Ease of service is another point professionals care about. Replaceable components, available accessories, and clear wiring documentation matter because systems eventually need expansion, troubleshooting, or part replacement.
Common buying mistakes
One common mistake is buying a consumer-grade device for a professional-use application. If the intercom is expected to control entry every day, work at a gate, or support multiple indoor stations, it should be selected from a professional hardware category.
Another mistake is underestimating installation conditions. Cable distance, transformer sizing, lock power, network layout, and weather exposure all affect performance. A system that looks ideal on paper can become unreliable if these details are ignored.
A third mistake is overbuying features that add complexity without adding real value. Not every home needs cloud management, multiple apps, touchscreen monitors, and advanced automation. If the job only requires dependable communication and one release point, a simpler architecture is often the better system.
How to choose with fewer surprises
Start with four questions: how many entry points need communication, whether video is required, whether a lock or gate must be released, and what wiring path is realistically available. Those answers eliminate a large part of the market quickly.
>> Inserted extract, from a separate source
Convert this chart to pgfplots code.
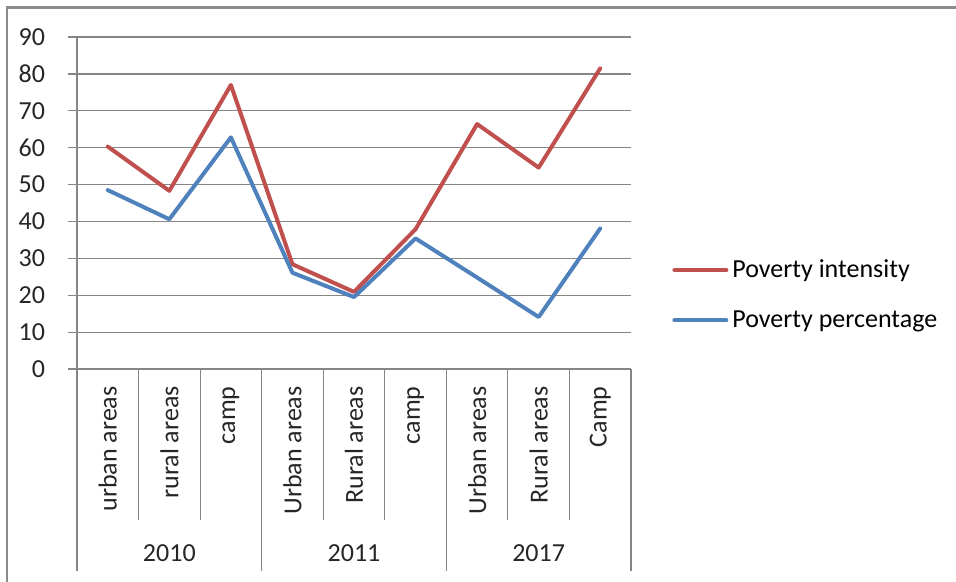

From there, think about daily use. Who will answer calls, from where, and how often? A homeowner who wants a fixed indoor station near the kitchen has different needs than a property manager who wants mobile access across several entrances.
This is also where working with a specialized supplier helps. A distributor such as UnikCCTV can help match intercom type, door hardware, and access components before purchase, which is usually less expensive than correcting a mismatched system after installation.
The best intercom system for a home is rarely the one with the most features. It is the one that fits the property, supports the door or gate hardware properly, and works the same way every day without guesswork. If you choose from that standard, the system will keep doing its job long after the novelty wears off.